WMXH-FM
- Luray, Virginia; United States;
- Broadcast area: Page County, Virginia Southern Shenandoah County, Virginia Northern Rockingham County, Virginia
- Frequency: 105.7 MHz
- Branding: WPER

Programming
- Format: Christian hot adult contemporary

Ownership
- Owner: Baker Family Stations; (Positive Alternative Radio, Inc.);
- Sister stations: WPER, WPIR, WPZR

History
- First air date: October 16, 1979
- Former call signs: WLCC (1979–1998)
- Call sign meaning: Mix Harrisonburg (former brand)

Technical information
- Licensing authority: FCC
- Facility ID: 12625
- Class: A
- ERP: 150 watts
- HAAT: 601 meters (1,972 ft)
- Transmitter coordinates: 38°35′59.0″N 78°38′1.0″W﻿ / ﻿38.599722°N 78.633611°W

Links
- Public license information: Public file; LMS;
- Webcast: Listen live
- Website: wper.org

= WMXH-FM =

Radio station in Luray, Virginia

WMXH-FM (105.7 FM) is a Christian Hot Adult Contemporary formatted broadcast radio station licensed to Luray, Virginia, serving Page County, Southern Shenandoah County and Northern Rockingham County, all in Virginia. WMXH-FM is owned and operated by Baker Family Stations, through licensee Positive Alternative Radio, Inc.

==History==
The station first launched on October 16, 1979 with the callsign WLCC as an Adult Contemporary format, branded as "106.3 WLCC" and was owned by the Luray Caverns Corporation.

In 1989 the FCC required WLCC to change the frequency to 105.7, to allow a new station to be built at Churchville, Virginia on 106.3 (this station is now WCNR); WLCC also filed to increase power as a result.
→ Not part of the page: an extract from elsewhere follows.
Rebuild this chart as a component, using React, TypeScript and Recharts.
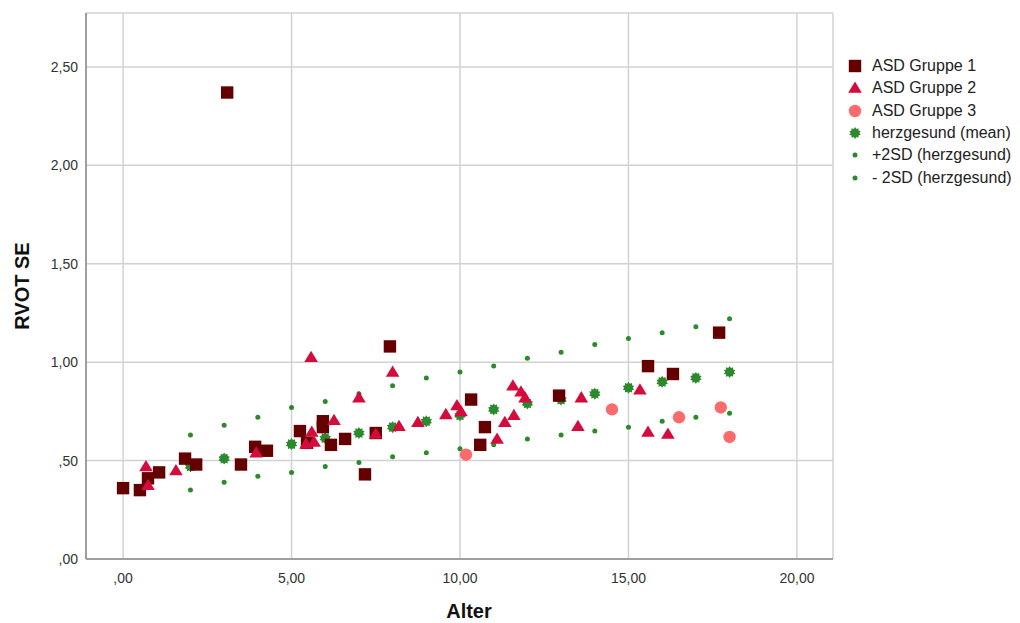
import { ScatterChart, Scatter, XAxis, YAxis, CartesianGrid, Legend, Label } from "recharts";

// Alter (years) / RVOT SE values
const group1Age = [0, 0.5, 0.74, 1.07, 1.84, 2.17, 3.09, 3.5, 3.92, 4.27, 5.25, 5.46, 5.93, 5.93, 6.17, 6.59, 7.18, 7.5, 7.92, 10.33, 10.6, 10.74, 12.94, 15.58, 16.32, 17.69];
const group1Rvot = [0.36, 0.35, 0.41, 0.44, 0.51, 0.48, 2.37, 0.48, 0.57, 0.55, 0.65, 0.59, 0.7, 0.67, 0.58, 0.61, 0.43, 0.64, 1.08, 0.81, 0.58, 0.67, 0.83, 0.98, 0.94, 1.15];

const group2Age = [0.68, 0.74, 1.57, 3.95, 5.58, 5.6, 5.43, 5.67, 6.26, 7.0, 8.0, 7.5, 8.19, 8.75, 9.58, 9.91, 10.03, 11.1, 11.33, 11.6, 11.57, 11.81, 11.93, 13.6, 13.5, 15.34, 15.58, 16.17];
const group2Rvot = [0.47, 0.375, 0.45, 0.54, 1.025, 0.645, 0.585, 0.595, 0.705, 0.82, 0.95, 0.635, 0.675, 0.695, 0.735, 0.78, 0.75, 0.61, 0.695, 0.73, 0.88, 0.85, 0.82, 0.82, 0.675, 0.86, 0.645, 0.635];

const group3Age = [10.18, 14.51, 16.5, 17.74, 18.0];
const group3Rvot = [0.53, 0.76, 0.72, 0.77, 0.62];

const healthyAge = [2, 3, 4, 5, 6, 7, 8, 9, 10, 11, 12, 13, 14, 15, 16, 17, 18];
const healthyMean = [0.47, 0.51, 0.55, 0.584, 0.614, 0.64, 0.67, 0.7, 0.73, 0.76, 0.79, 0.81, 0.84, 0.87, 0.9, 0.92, 0.95];
const healthyPlus2SD = [0.63, 0.68, 0.72, 0.77, 0.8, 0.84, 0.88, 0.92, 0.95, 0.98, 1.02, 1.05, 1.09, 1.12, 1.15, 1.18, 1.22];
const healthyMinus2SD = [0.35, 0.39, 0.42, 0.44, 0.47, 0.49, 0.52, 0.54, 0.56, 0.58, 0.61, 0.63, 0.65, 0.67, 0.7, 0.72, 0.74];

const xTicks = [0, 5, 10, 15, 20];
const yTicks = [0, 0.5, 1, 1.5, 2, 2.5];

const toPoints = (xs: number[], ys: number[]) => xs.map((x, i) => ({ x, y: ys[i] }));

// SPSS style: ",50" / "1,00"
const fmt = (v: number) => v.toFixed(2).replace(".", ",").replace(/^0,/, ",");

const SQUARE = "#650000";
const TRIANGLE = "#d50b3d";
const CIRCLE = "#fb6b6b";
const GREEN = "#2b8a2b";

const starPoints = (cx: number, cy: number, outer: number, inner: number, n: number) => {
  const pts: string[] = [];
  for (let i = 0; i < n * 2; i++) {
    const r = i % 2 === 0 ? outer : inner;
    const a = (Math.PI * i) / n - Math.PI / 2;
    pts.push(`${cx + r * Math.cos(a)},${cy + r * Math.sin(a)}`);
  }
  return pts.join(" ");
};

const Square = ({ cx, cy }: any) => <rect x={cx - 6.2} y={cy - 6.2} width={12.4} height={12.4} fill={SQUARE} />;
const Triangle = ({ cx, cy }: any) => (
  <polygon points={`${cx},${cy - 6.5} ${cx + 6.8},${cy + 4.8} ${cx - 6.8},${cy + 4.8}`} fill={TRIANGLE} />
);
const Dot = ({ cx, cy }: any) => <circle cx={cx} cy={cy} r={6.2} fill={CIRCLE} />;
const Star = ({ cx, cy }: any) => <polygon points={starPoints(cx, cy, 6, 4.3, 10)} fill={GREEN} />;
const SmallDot = ({ cx, cy }: any) => <circle cx={cx} cy={cy} r={2.5} fill={GREEN} />;

const legendItems = [
  { name: "ASD Gruppe 1", Shape: Square },
  { name: "ASD Gruppe 2", Shape: Triangle },
  { name: "ASD Gruppe 3", Shape: Dot },
  { name: "herzgesund (mean)", Shape: Star },
  { name: "+2SD (herzgesund)", Shape: SmallDot },
  { name: "- 2SD (herzgesund)", Shape: SmallDot },
];

const LegendContent = () => (
  <div style={{ fontSize: 16, color: "#222" }}>
    {legendItems.map(({ name, Shape }) => (
      <div key={name} style={{ display: "flex", alignItems: "center", height: 22.3 }}>
        <svg width={20} height={16} style={{ marginRight: 7 }}>
          <Shape cx={10} cy={8} />
        </svg>
        <span>{name}</span>
      </div>
    ))}
  </div>
);

export default function App() {
  return (
    <div style={{ position: "absolute", left: 0, top: 0, fontFamily: "'Liberation Sans', Arial, sans-serif" }}>
      <ScatterChart width={1020} height={623} margin={{ top: 13, right: 187, bottom: 34, left: 0 }}>
        <CartesianGrid stroke="#d2d2d2" strokeWidth={1.5} />
        <XAxis
          type="number"
          dataKey="x"
          domain={[-1.1, 21.07]}
          allowDataOverflow
          ticks={xTicks}
          tickFormatter={fmt}
          height={30}
          tickLine={false}
          tickMargin={8}
          axisLine={{ stroke: "#8a8a8a", strokeWidth: 1.5 }}
          tick={{ fill: "#333", fontSize: 14 }}
        >
          <Label
            content={() => (
              <text x={469} y={618} textAnchor="middle" fontSize={20} fontWeight="bold" fill="#111">
                Alter
              </text>
            )}
          />
        </XAxis>
        <YAxis
          type="number"
          dataKey="y"
          domain={[0, 2.774]}
          allowDataOverflow
          ticks={yTicks}
          tickFormatter={fmt}
          width={86}
          tickLine={false}
          axisLine={{ stroke: "#8a8a8a", strokeWidth: 1.5 }}
          tick={{ fill: "#333", fontSize: 14 }}
        >
          <Label
            content={() => (
              <text
                x={28.5}
                y={286}
                textAnchor="middle"
                fontSize={20}
                fontWeight="bold"
                fill="#111"
                transform="rotate(-90 28.5 286)"
              >
                RVOT SE
              </text>
            )}
          />
        </YAxis>
        <Legend
          layout="vertical"
          align="center"
          verticalAlign="middle"
          wrapperStyle={{ left: 845, top: 55, width: 175 }}
          content={() => <LegendContent />}
        />
        <Scatter name="+2SD (herzgesund)" data={toPoints(healthyAge, healthyPlus2SD)} shape={SmallDot} isAnimationActive={false} />
        <Scatter name="- 2SD (herzgesund)" data={toPoints(healthyAge, healthyMinus2SD)} shape={SmallDot} isAnimationActive={false} />
        <Scatter name="herzgesund (mean)" data={toPoints(healthyAge, healthyMean)} shape={Star} isAnimationActive={false} />
        <Scatter name="ASD Gruppe 3" data={toPoints(group3Age, group3Rvot)} shape={Dot} isAnimationActive={false} />
        <Scatter name="ASD Gruppe 1" data={toPoints(group1Age, group1Rvot)} shape={Square} isAnimationActive={false} />
        <Scatter name="ASD Gruppe 2" data={toPoints(group2Age, group2Rvot)} shape={Triangle} isAnimationActive={false} />
      </ScatterChart>
    </div>
  );
}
On May 8, 1998, the station's format was segued to Hot Adult Contemporary. On the same date, the station's callsign was changed to WMXH-FM, as well as its branding, to "Mix 105.7". In mid-2002, WMXH-FM switched to an Adult Standards format, branded as "Stardust 105.7; The Music of Your Life". The station played hits from the 1940s through the 1960s. On June 4, 2014, WMXH-FM and sister station WRAA were sold to Hayden Hamilton Media Strategies for $325,000. The sale was closed on October 1, 2014. On the night of October 24, 2014, WMXH-FM dropped its Adult Standards format and went silent until approximately 10:00 A.M. on December 18, 2014, when it returned on the air with a Classic Hits format branded as "Bright Radio 105-7; Sassy Soul; Fun Time Rock & Roll", playing hits from the 1960s through the 1990s.

On April 17, 2019, WMXH-FM began simulcasting WPER, Fredericksburg, VA. Hayden Hamilton Media Strategies sold WMXH-FM and WRAA to WPER owner Baker Family Stations effective December 19, 2019, for $165,000.